The county has spent only $1.7 million of its $5.9 million allocated for weather-related clean-up for Fiscal Year 2012, said David Fidler, a spokesman for the Baltimore County Department of Public Works.
The fiscal year runs from July 1, 2011 to July 1, 2012.
"We will be returning about $4 million back to the budget," Fidler said. "That's if everything goes well and there won't be more spent."
According to the website of the National Weather Service, the Baltimore area averaged 1.9 inches of snow in March from 1981 to 2010.
In 1892, the Baltimore area saw 25.6 inches fall, the website stated.
The less than $2 million spent this year to clear the county's 2,677 miles of roads comparison to $20.8 million for the 2010 snow season, nearly double the $11.5 million it spent last year, Fidler said.
"The county will spend whatever it takes to get this stuff cleaned up," Fidler said.
Of this year's amount, about $455,000 came in the aftermath of Hurricane Irene and Tropical Storm Lee, Fidler said.
The first of four winter storms needing clean up that the county weathered this fiscal year came in October. Another followed in January.
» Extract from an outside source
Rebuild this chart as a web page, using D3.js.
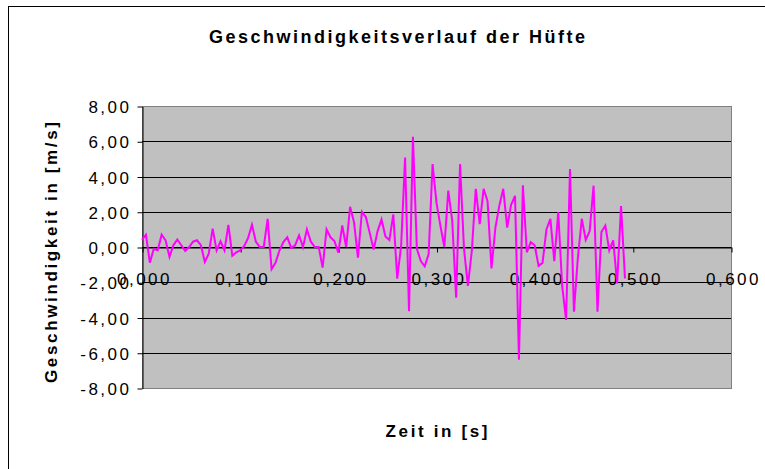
<!DOCTYPE html>
<html>
<head>
<meta charset="utf-8">
<script src="https://cdn.jsdelivr.net/npm/d3@7/dist/d3.min.js"></script>
<style>
    body { margin: 0; background: #fff; }
    svg text { font-family: Arial, "Liberation Sans", sans-serif; fill: #000; }
</style>
</head>
<body>
<div id="root"></div>
<script>
// chart data
const title = 'Geschwindigkeitsverlauf der Hüfte';
const xTitle = 'Zeit in [s]';
const yTitle = 'Geschwindigkeit in [m/s]';
const xTicks = [0, 0.1, 0.2, 0.3, 0.4, 0.5, 0.6];
const yTicks = [-8, -6, -4, -2, 0, 2, 4, 6, 8];
const sampleInterval = 0.004; // s between samples
const speed = [
    0.41, 0.70, -0.89, -0.10, -0.19, 0.70, 0.38, -0.56, 0.10, 0.43,
    0.10, -0.22, 0.00, 0.30, 0.38, 0.10, -0.85, -0.38, 1.04, -0.19,
    0.32, -0.19, 1.26, -0.50, -0.30, -0.19, 0.05, 0.50, 1.26, 0.30,
    0.00, 0.00, 1.60, -1.26, -0.90, -0.20, 0.28, 0.55, -0.05, 0.10,
    0.66, 0.00, 1.00, 0.30, 0.00, 0.00, -1.17, 1.00, 0.55, 0.34,
    -0.32, 1.22, 0.00, 2.28, 1.40, -0.60, 2.00, 1.70, 0.80, -0.15,
    0.90, 1.56, 0.60, 0.40, 1.85, -1.80, 0.10, 5.08, -3.65, 6.25,
    -0.10, -0.80, -1.10, -0.40, 4.70, 2.50, 1.20, 0.00, 3.20, 1.50,
    -2.88, 4.70, -0.10, -2.20, -0.20, 3.30, 1.30, 3.30, 2.60, -1.22,
    1.10, 2.35, 3.30, 1.10, 2.40, 2.90, -6.40, 3.50, -0.30, 0.28,
    0.10, -1.07, -0.90, 1.00, 1.60, -0.80, 1.98, -2.20, -4.14, 4.43,
    -3.67, -0.60, 1.60, 0.40, 0.90, 3.48, -3.67, 0.85, 1.22, -0.19,
    0.38, -2.07, 2.32, -1.79
];

let width = 765,
    height = 469,
    plot = { left: 142, right: 731, top: 106, bottom: 388 };

let svg = d3.select('#root').append('svg')
    .attr('width', width)
    .attr('height', height);

// chart frame (cut off at right and bottom like the original)
svg.append('rect')
    .attr('x', 8.5).attr('y', 6.5)
    .attr('width', 800).attr('height', 500)
    .attr('fill', '#fff')
    .attr('stroke', '#000');

let x = d3.scaleLinear().domain([0, 0.6]).range([plot.left, plot.right]),
    y = d3.scaleLinear().domain([-8, 8]).range([plot.bottom, plot.top]);

let comma = (v, digits) => v.toFixed(digits).replace('.', ',');

// plot area
svg.append('rect')
    .attr('x', plot.left + 0.5).attr('y', plot.top + 0.5)
    .attr('width', plot.right - plot.left).attr('height', plot.bottom - plot.top)
    .attr('fill', '#c0c0c0')
    .attr('stroke', '#808080');

// gridlines
svg.append('g')
    .selectAll('line')
    .data(yTicks.filter(d => d > -8 && d < 8))
    .enter()
    .append('line')
    .attr('x1', plot.left).attr('x2', plot.right)
    .attr('y1', d => Math.round(y(d)) + 0.5).attr('y2', d => Math.round(y(d)) + 0.5)
    .attr('stroke', '#000');

// y axis
let yAxis = svg.append('g')
    .attr('transform', 'translate(' + (plot.left + 0.5) + ',0.5)')
    .call(d3.axisLeft(y).tickValues(yTicks).tickSize(5).tickSizeOuter(0).tickPadding(8)
        .tickFormat(d => comma(d, 2)));
yAxis.select('.domain').attr('stroke', '#000');
yAxis.selectAll('.tick line').attr('stroke', '#000');
yAxis.selectAll('.tick text')
    .attr('font-size', 17)
    .attr('dy', '0.36em')
    .attr('x', -11)
    .style('letter-spacing', '2.5px');

// x axis at zero
let xAxis = svg.append('g')
    .attr('transform', 'translate(0.5,' + (Math.round(y(0)) + 0.5) + ')')
    .call(d3.axisBottom(x).tickValues(xTicks).tickSize(5).tickSizeOuter(0).tickPadding(20)
        .tickFormat(d => comma(d, 3)));
xAxis.select('.domain').attr('stroke', '#000');
xAxis.selectAll('.tick line').attr('stroke', '#000');
xAxis.selectAll('.tick text')
    .attr('font-size', 17)
    .attr('dx', '1.5px')
    .style('letter-spacing', '2.5px');

// speed line
svg.append('path')
    .datum(speed)
    .attr('fill', 'none')
    .attr('stroke', '#ff00ff')
    .attr('stroke-width', 2)
    .attr('stroke-linejoin', 'miter')
    .attr('d', d3.line()
        .x((d, i) => x(i * sampleInterval))
        .y(d => y(d)));

// titles
svg.append('text')
    .attr('x', 397).attr('y', 43)
    .attr('text-anchor', 'middle')
    .attr('font-size', 18)
    .attr('font-weight', 'bold')
    .attr('textLength', 376)
    .text(title);

svg.append('text')
    .attr('x', (plot.left + plot.right) / 2).attr('y', 437)
    .attr('text-anchor', 'middle')
    .attr('font-size', 17)
    .attr('font-weight', 'bold')
    .attr('textLength', 102)
    .text(xTitle);

svg.append('text')
    .attr('transform', 'translate(57,252.5) rotate(-90)')
    .attr('text-anchor', 'middle')
    .attr('font-size', 17)
    .attr('font-weight', 'bold')
    .attr('textLength', 261)
    .text(yTitle);
</script>
</body>
</html>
The final two hit at the beginning of February, Fidler said.
The southwest portion of Baltimore County deployed snow plows only twice, on Jan. 20 and Feb. 8, Fidler said.
The Jan. 20 storm accounts for $856,000 of what the county has spent so far, Fidler noted.
Included in that clean up cost, Fidler said, is $293,000 in labor, $537,000 in materials and $25,000 in independent contractors hired to help clear the roads.
Fidler noted that it costs $108,000 for every hour the county spends salting the roads and $37,000 for every hour plowing them.
The time it takes to salt and plow the roads depends on the severity of the storm, Fidler said.
Councilman Tom Quirk, who represents the 1st District, which includes Catonsville and Arbutus, is rooting for the warm weather.
"These are exceptionally tough fiscal times for the county," Quirk said. "Any way we can save money, including mother nature helping out, I'll gladly welcome."